Trends in the use and size of executive long-term incentives
I was recently asked by a client about the use and size of long-term incentives (LTIs) when applied to executive positions below the top level of the organization (Chief Executive Officer). To help answer that question we referenced information from a nationally-known survey of executive pay practices—The Towers Watson survey. Our findings are briefly discussed below.
Long-term compensation plans are unique pay arrangements generally reserved for senior executives. These plans are designed to both retain top executives for the long-term and also allow top (and other select employees) to share in long-term enterprise success with stockholders or other stakeholders.
Long-term incentives are generally paid for multi-year (three years or more of) performance. They typically use performance/pay vehicles such as stock options or restricted stock in for-profit companies, and cash-valued arrangements in other firms or institutions.
The use of long-term incentive vehicles for the retention of services is generally reserved for a handful of top executives—often the CEO and their select direct reports. On the other hand, using long-term incentives for “enterprise-success sharing” is more widely used amongst executives, managers or other employees. So while long-term incentives can be experienced anywhere in the organization, they are most often highly focused on senior executives—where both retention and success-sharing objectives are readily achieved
To answer our client’s inquiry, we looked at the prevalence of long-term incentive usage at various levels of executive (CEO through select functional executive [say VP]), and the comparative value of those LTI annual awards.

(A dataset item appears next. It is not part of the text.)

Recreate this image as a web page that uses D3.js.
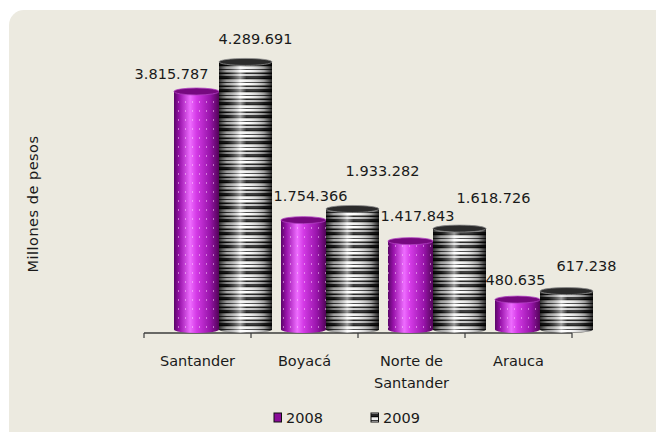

As a practice, executive participation in such plans is common at the CEO level and with their key direct reports—such as Executive Vice Presidents (e.g.: CFO),but then drops rapidly below these levels. This finding is very supportive of our experience with historical LTI eligibility.
However the biggest differentiator found amongst executives occurs in the size of LTI awards where the value of annual awards can drop 50% (or more) from level to level, below the CEO.
The table below (drawn from recent 2010-11 survey data) Demonstrates these findings by organizational level.
What does this analysis say? We suggest you take away two conclusions as you look at the use of long-term incentives with your executive team.
- It is very common to offer long-term incentives to the top-2 levels of the organization—both to the CEO and the jobs directly below them. Below that level, inclusion is often the exception.
- The CEO will always get the lion’s share of LTI award value—nearly double that of anyone else in the organization.
This is a clear case where less is more. Put your value-creation chips on key players and let them do their thing. That is an easy decision. Expanding LTI’s below top jobs should be very carefully considered and justified based upon need and dilution. In the end, most decide not to do so. Are your needs and objectives different? We doubt it.